C’est une belle route [la façon de procéder] : les apôtres se réunissent dans ce concile et, à la fin, ils écrivent une lettre qui dit ceci : « L’Esprit Saint et nous-mêmes avons décidé de ne pas faire peser sur vous d’autres obligations… » (Ac 15,28), et ils mettent ces obligations plus morales, de bon sens : ne pas confondre le christianisme avec le paganisme, en s’abstenant des viandes offertes aux idoles, etc. Et finalement, ces chrétiens, qui étaient troublés, réunis en assemblée, ont reçu la lettre et, « à sa lecture, tous se réjouirent du réconfort qu’elle apportait » (v. 31). Du trouble à la joie. L’esprit de rigidité te conduit toujours au trouble : « Mais est-ce que j’ai bien fait cela ? Je ne l’ai pas bien fait ? ». Le scrupule. L’esprit de la liberté évangélique te mène à la joie, parce que c’est justement ce qu’a fait Jésus par sa résurrection : il a apporté la joie ! Le rapport avec Dieu, le rapport avec Jésus n’est pas un rapport de ce type, de « faire les choses » : « je fais ceci et tu me donnes cela ». Un rapport, dirais-je, – que le Seigneur me pardonne – commercial, non ! C’est gratuit, comme est gratuit le rapport de Jésus avec les disciples. « Vous êtes mes amis » (Jn 15,14). « Je ne vous appelle pas serviteurs, je vous appelle amis » (cf. v.15). « Ce n’est pas vous qui m’avez choisi, mais c’est moi qui vous ai choisis » (v.16). C’est cela la gratuité.

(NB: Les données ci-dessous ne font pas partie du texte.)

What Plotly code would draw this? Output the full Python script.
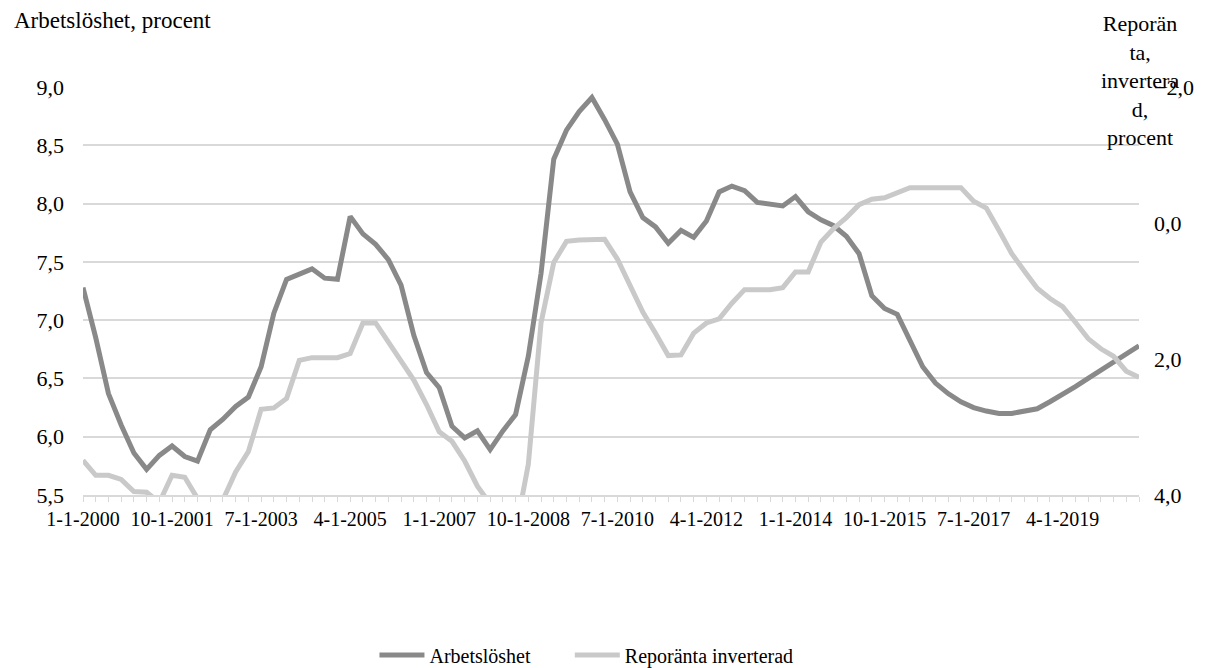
import plotly.graph_objects as go

# Quarterly categories 2000Q1 .. 2020Q4 (month-day-year labels, as in the source)
years = list(range(2000, 2021))
months = [1, 4, 7, 10]
categories = [f"{m}-1-{y}" for y in years for m in months]

# Tick labels shown on the x axis (every 7th quarter)
tick_labels = ["1-1-2000", "10-1-2001", "7-1-2003", "4-1-2005", "1-1-2007",
               "10-1-2008", "7-1-2010", "4-1-2012", "1-1-2014", "10-1-2015",
               "7-1-2017", "4-1-2019"]

# Arbetslöshet, procent (left axis)
arbetsloshet = [
    7.28, 6.85, 6.37, 6.10, 5.86, 5.72, 5.84, 5.92, 5.83, 5.79,
    6.06, 6.15, 6.26, 6.34, 6.60, 7.06, 7.35, 7.39, 7.44, 7.36,
    7.35, 7.89, 7.74, 7.65, 7.52, 7.30, 6.87, 6.55, 6.42, 6.09,
    5.99, 6.05, 5.89, 6.05, 6.19, 6.69, 7.40, 8.38, 8.63, 8.79,
    8.91, 8.72, 8.51, 8.10, 7.88, 7.80, 7.66, 7.77, 7.71, 7.85,
    8.10, 8.15, 8.11, 8.01, 8.00, 7.98, 8.06, 7.93, 7.86, 7.81,
    7.72, 7.57, 7.21, 7.10, 7.05, 6.82, 6.60, 6.46, 6.37, 6.30,
    6.25, 6.22, 6.20, 6.20, 6.22, 6.24, 6.30, 6.36, 6.43, 6.50,
    6.57, 6.64, 6.72, 6.78,
]

# Reporänta, procent (right axis, inverted)
reporanta = [
    3.49, 3.71, 3.71, 3.77, 3.95, 3.96, 4.11, 3.71, 3.74, 4.05,
    4.15, 4.07, 3.66, 3.36, 2.74, 2.72, 2.58, 2.02, 1.98, 1.98,
    1.98, 1.92, 1.47, 1.47, 1.75, 2.02, 2.31, 2.67, 3.07, 3.21,
    3.50, 3.87, 4.13, 4.24, 4.54, 3.55, 1.47, 0.58, 0.27, 0.25,
    0.25, 0.24, 0.53, 0.92, 1.31, 1.62, 1.95, 1.94, 1.62, 1.47,
    1.41, 1.18, 0.98, 0.98, 0.98, 0.95, 0.72, 0.72, 0.28, 0.08,
    -0.08, -0.27, -0.35, -0.37, -0.45, -0.52, -0.52, -0.52, -0.52, -0.52,
    -0.32, -0.22, 0.11, 0.45, 0.71, 0.96, 1.11, 1.23, 1.46, 1.70,
    1.85, 1.96, 2.18, 2.27,
]

left_ticks = [5.5, 6.0, 6.5, 7.0, 7.5, 8.0, 8.5, 9.0]
right_ticks = [-2.0, 0.0, 2.0, 4.0]

FONT = "Liberation Serif, Times New Roman, serif"
DARK = "#898989"
LIGHT = "#c9c9c9"
GRID = "#d9d9d9"

fig = go.Figure()
fig.add_trace(go.Scatter(
    x=categories, y=arbetsloshet, name="Arbetslöshet", mode="lines",
    line=dict(color=DARK, width=5), yaxis="y", legend="legend",
))
fig.add_trace(go.Scatter(
    x=categories, y=reporanta, name="Reporänta inverterad", mode="lines",
    line=dict(color=LIGHT, width=5), yaxis="y2", legend="legend2",
))

ticktext = [c if c in tick_labels else "" for c in categories]

legend_style = dict(orientation="h", xanchor="left", y=-0.392, yanchor="middle",
                    font=dict(family=FONT, size=20, color="black"),
                    itemwidth=45, bgcolor="rgba(0,0,0,0)")

# The page body adds an 8px offset, so the figure is 8px smaller on each axis
fig.update_layout(
    width=1199, height=660,
    margin=dict(l=75, r=68, t=79, b=173, autoexpand=False),
    paper_bgcolor="white", plot_bgcolor="white",
    separators=",.",
    font=dict(family=FONT, size=20, color="black"),
    showlegend=True,
    legend=dict(x=0.276, **legend_style),
    legend2=dict(x=0.461, **legend_style),
    xaxis=dict(
        type="category", range=[0, len(categories) - 1],
        tickmode="array", tickvals=categories, ticktext=ticktext,
        ticks="outside", ticklen=5, tickcolor=GRID, tickwidth=1,
        showline=True, linecolor=GRID, linewidth=1.5,
        showgrid=False, zeroline=False, tickangle=0,
        tickfont=dict(family=FONT, size=20, color="black"),
    ),
    yaxis=dict(
        range=[5.5, 9.0], tickmode="array", tickvals=left_ticks,
        tickformat=".1f", showgrid=True, gridcolor=GRID, gridwidth=1.5,
        zeroline=False, showline=False, ticks="", ticklabelstandoff=18,
        tickfont=dict(family=FONT, size=22, color="black"),
    ),
    yaxis2=dict(
        overlaying="y", side="right", range=[4.0, -2.0],
        tickmode="array", tickvals=right_ticks, tickformat=".1f",
        showgrid=False, zeroline=False, showline=False, ticks="",
        ticklabelstandoff=14,
        tickfont=dict(family=FONT, size=22, color="black"),
    ),
)

fig.add_annotation(
    text="Arbetslöshet, procent", xref="paper", yref="paper",
    x=-0.0672, y=1.164, xanchor="left", yanchor="middle", showarrow=False,
    font=dict(family=FONT, size=23, color="black"),
)
fig.add_annotation(
    text="Reporän<br>ta,<br>invertera<br>d,<br>procent", xref="paper", yref="paper",
    x=1.001, y=1.19, xanchor="center", yanchor="top", showarrow=False, align="center",
    font=dict(family=FONT, size=22, color="black"),
)

fig.write_html("out.html")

Demandons au Seigneur de nous aider à discerner les fruits de la gratuité évangélique par rapport aux fruits de la rigidité non-évangélique et de nous libérer du trouble que sèment en nous ceux qui mettent la foi, la vie de la foi sous des prescriptions casuistiques, les prescriptions qui n’ont pas de sens. Je me réfère à ces prescriptions qui n’ont pas de sens, et non aux Commandements. Qu’il nous libère de cet esprit de rigidité qui te prive de ta liberté.